Tenaces en abrigar esperanzas de dudoso fundamento, muchos votantes llegan a creer que lo que más conviene es que se queden los que están o, por el contrario, que otros vengan a sustituirlos. La típica polarización que separa a la gente casi en igual proporción hacia lo blanco o lo morado.
Las últimas campañas electorales han sido maratones para lograr que se crea que el voto, según su color, resuelve mucho los problemas o descalabra más al país de lo que ha estado. Heraldos de cuentos chinos toman la palabra.
A veces solo para hablar, pero en múltiples ocasiones acompañan su discurso con plata y recursos medios para dar atención pasajera al elector y deslumbrarlo. Como los avances de las viejas películas mexicanas que solo resaltaban los cortes impresionantes de las rancheras y los momentos felices del charro, que apenas constituían la mitad de la cinta.

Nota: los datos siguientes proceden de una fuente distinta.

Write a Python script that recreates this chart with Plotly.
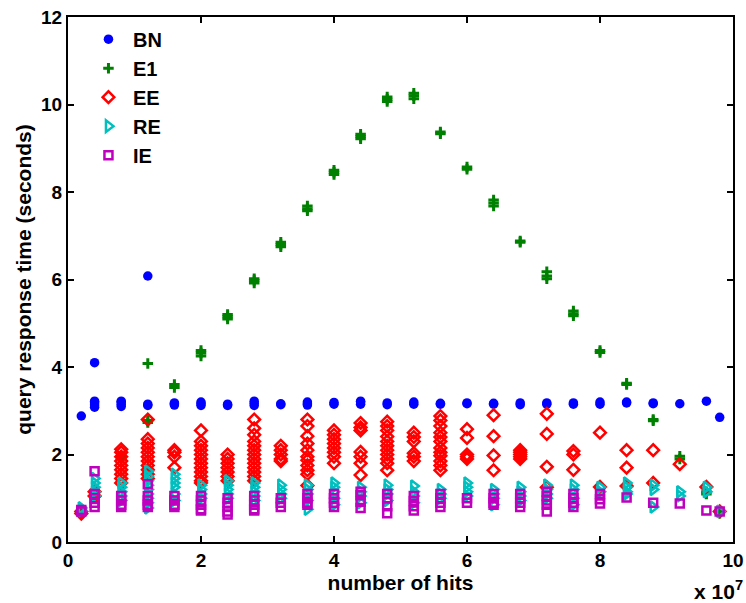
import plotly.graph_objects as go

# number of hits, in units of 1e7
hits = [0.2, 0.4, 0.8, 1.2, 1.6, 2.0, 2.4, 2.8, 3.2, 3.6, 4.0, 4.4, 4.8,
        5.2, 5.6, 6.0, 6.4, 6.8, 7.2, 7.6, 8.0, 8.4, 8.8, 9.2, 9.6, 9.8]

# query response times (seconds), one list per hits value
bn = [[2.88], [4.1, 3.08, 3.13, 3.18, 3.22], [3.1, 3.15, 3.2, 3.22],
      [6.08, 3.12, 3.15], [3.13, 3.16, 3.18], [3.12, 3.16, 3.2], [3.12, 3.15],
      [3.12, 3.17, 3.22], [3.14, 3.16], [3.13, 3.16, 3.2], [3.15, 3.19],
      [3.15, 3.2, 3.22], [3.14, 3.18], [3.15, 3.2], [3.15, 3.17], [3.16, 3.18],
      [3.15, 3.17], [3.14, 3.18], [3.15, 3.18], [3.15, 3.18], [3.15, 3.2],
      [3.18, 3.2], [3.16, 3.18], [3.16], [3.22], [2.85]]

e1 = [[0.65, 0.7], [1.05, 1.1], [1.9, 1.95], [4.08, 2.73, 2.78], [3.53, 3.6],
      [4.25, 4.32, 4.38], [5.1, 5.15, 5.2], [5.92, 5.98, 6.02], [6.75, 6.8, 6.85],
      [7.57, 7.62, 7.68], [8.4, 8.45, 8.5], [9.22, 9.27, 9.32],
      [10.07, 10.12, 10.17], [10.13, 10.2, 10.26], [9.33, 9.37], [8.52, 8.57],
      [7.68, 7.75, 7.82], [6.85, 6.88], [6.02, 6.08, 6.18], [5.17, 5.22, 5.28],
      [4.33, 4.38], [3.6, 3.63], [2.77, 2.8], [1.9, 1.96], [1.1, 1.15], [0.66, 0.7]]

ee = [[0.65, 0.7], [1.05, 1.15],
      [1.35, 1.45, 1.55, 1.65, 1.75, 1.85, 1.95, 2.05, 2.12],
      [2.8, 2.35, 2.25, 2.15, 2.05, 1.95, 1.85, 1.75, 1.65, 1.55, 1.45],
      [2.1, 2.05, 1.95, 1.7],
      [2.55, 2.3, 2.2, 2.1, 2.0, 1.9, 1.8, 1.7, 1.6, 1.5, 1.4, 1.35],
      [1.4, 1.5, 1.6, 1.7, 1.8, 1.9, 2.0],
      [2.8, 2.6, 2.45, 2.3, 2.2, 2.1, 2.0, 1.9, 1.8, 1.7, 1.6, 1.5, 1.4],
      [2.2, 2.1, 2.0, 1.9, 1.85],
      [2.8, 2.65, 2.42, 2.25, 2.1, 1.95, 1.87, 1.75, 1.64, 1.55, 1.29],
      [2.55, 2.45, 2.35, 2.25, 2.15, 2.05, 1.95, 1.8],
      [2.72, 2.62, 2.55, 2.06, 1.95, 1.8, 1.53],
      [2.75, 2.65, 2.55, 2.41, 2.3, 2.2, 2.1, 2.0, 1.9, 1.8, 1.64],
      [2.5, 2.4, 2.3, 2.03, 1.95, 1.85],
      [2.88, 2.78, 2.65, 2.5, 2.4, 2.3, 2.15, 2.05, 1.97, 1.85, 1.75, 1.64],
      [2.58, 2.38, 2.0, 1.95, 1.9],
      [2.9, 2.42, 1.98, 1.64],
      [2.1, 2.05, 2.0, 1.95, 1.9],
      [2.93, 2.47, 1.72, 1.25],
      [2.08, 2.0, 1.65],
      [2.5, 1.26],
      [2.1, 1.7, 1.28],
      [2.1, 1.35],
      [1.78],
      [1.26],
      [0.7]]

re_ = [[0.72, 0.78], [1.45, 1.35, 1.25, 1.15, 1.05], [1.35, 1.25, 1.15, 1.05, 0.95],
       [1.62, 1.5, 1.4, 1.3, 1.2, 1.1, 1.0, 0.9, 0.78],
       [1.55, 1.45, 1.35, 1.25, 1.1, 0.95], [1.3, 1.2, 1.1, 1.0],
       [1.4, 1.3, 1.2, 1.1, 1.0], [1.35, 1.25, 1.15, 1.05, 0.95],
       [1.3, 1.2, 1.1, 1.0], [1.3, 1.2, 1.1, 0.95, 0.75],
       [1.35, 1.25, 1.15, 1.0, 0.85], [1.25, 1.15, 1.05, 0.9],
       [1.3, 1.2, 1.1, 0.95], [1.28, 1.15, 1.05, 0.9], [1.2, 1.1, 1.0],
       [1.35, 1.25, 1.15, 1.05], [1.2, 1.1, 1.0, 0.85],
       [1.25, 1.15, 1.05, 0.95], [1.3, 1.2, 1.1, 1.0], [1.3, 1.2, 1.0, 0.85],
       [1.25, 1.15], [1.35, 1.25, 1.15, 1.1], [1.3, 1.2, 0.8], [1.15, 1.05],
       [1.25, 1.15], [0.7]]

ie = [[0.7, 0.73], [1.62, 1.1, 1.0, 0.9, 0.8], [1.05, 0.95, 0.85, 0.8],
      [1.32, 1.05, 0.95, 0.85, 0.8], [1.05, 0.95, 0.85, 0.8],
      [1.05, 0.95, 0.85, 0.75, 0.72], [1.0, 0.9, 0.8, 0.7, 0.63],
      [1.05, 0.95, 0.85, 0.75, 0.72], [1.0, 0.9, 0.8],
      [1.1, 1.0, 0.9, 0.85], [1.1, 1.0, 0.9, 0.8], [1.15, 1.07, 0.92, 0.78],
      [1.1, 1.0, 0.82, 0.66], [1.05, 0.94, 0.82, 0.72], [1.1, 1.0, 0.9, 0.8],
      [1.0, 0.9], [1.1, 1.0, 0.9, 0.85], [1.1, 1.0, 0.9, 0.8],
      [1.15, 1.05, 0.95, 0.85, 0.7], [1.1, 1.0, 0.9, 0.8], [1.1, 0.98, 0.88],
      [1.02], [0.9], [0.88], [0.72], [0.7]]

x_ticks = [0, 2, 4, 6, 8, 10]
y_ticks = [0, 2, 4, 6, 8, 10, 12]


def flatten(groups):
    xs, ys = [], []
    for h, vals in zip(hits, groups):
        for v in vals:
            xs.append(h)
            ys.append(v)
    return xs, ys


FONT = "Liberation Sans, Arial, Helvetica, sans-serif"

series = [
    ("BN", bn, dict(symbol="circle", size=9.5, color="#0000FF")),
    ("E1", e1, dict(symbol="cross-thin", size=7.5, color="#008000",
                    line=dict(color="#008000", width=3))),
    ("EE", ee, dict(symbol="diamond-open", size=9, color="#FF0000",
                    line=dict(color="#FF0000", width=2.5))),
    ("RE", re_, dict(symbol="triangle-right-open", size=10, color="#00BFBF",
                     line=dict(color="#00BFBF", width=2.5))),
    ("IE", ie, dict(symbol="square-open", size=8, color="#BF00BF",
                    line=dict(color="#BF00BF", width=2.5))),
]

fig = go.Figure()
for name, groups, marker in series:
    xs, ys = flatten(groups)
    fig.add_trace(go.Scatter(x=xs, y=ys, mode="markers", name=name,
                             legendgroup=name, marker=marker))

tick_font = dict(family=FONT, size=19, color="black", weight="bold")
title_font = dict(family=FONT, size=21, color="black", weight="bold")

axis_common = dict(showline=True, linecolor="black", linewidth=2, mirror="ticks",
                   ticks="inside", ticklen=6, tickwidth=2, tickcolor="black",
                   showgrid=False, zeroline=False, automargin=False,
                   tickfont=tick_font)

fig.update_layout(
    width=746, height=603,
    margin=dict(l=68, r=13, t=17, b=61),
    paper_bgcolor="white", plot_bgcolor="white",
    showlegend=True,
    legend=dict(x=0.024, y=0.995, xanchor="left", yanchor="top",
                bgcolor="rgba(0,0,0,0)", traceorder="grouped", tracegroupgap=0,
                itemwidth=39,
                font=dict(family=FONT, size=20, color="black", weight="bold")),
    xaxis=dict(range=[0, 10], tickvals=x_ticks,
               title=dict(text="number of hits", standoff=0, font=title_font),
               **axis_common),
    yaxis=dict(range=[0, 12], tickvals=y_ticks,
               title=dict(text="query response time (seconds)", standoff=4,
                          font=title_font),
               **axis_common),
    annotations=[dict(text="x 10<sup>7</sup>", xref="paper", yref="paper",
                      x=1.018, y=-0.091, xanchor="right", yanchor="middle",
                      showarrow=False, font=title_font)],
)

fig.write_html("out.html")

Por sus derroches y desvaríos; porque dedican tiempo a compelir al ciudadano influyéndolo con dádivas o con sombrías predicciones; señalando un camino hacia el paraíso y otro hacia la catástrofe a que conduciría el sufragio si se da al adversario, las justas electorales guardan parecido con las fiestas de rodeo. La diferencia está en que es al público al que montan en un potro loco a recibir sacudidas y temblar, aferrándose a la brida y a la silla para no caer hacia el lugar equivocado, lo que puede ser difícil de establecer. Pero como siempre se va a dar al suelo, muchos desheredados redescubren, tras las urnas, que su presente solo podría ser mejor si trabajan como burros, buscando siempre algo más que hacer o jugando Lotería, el ineludible impuesto a la esperanza.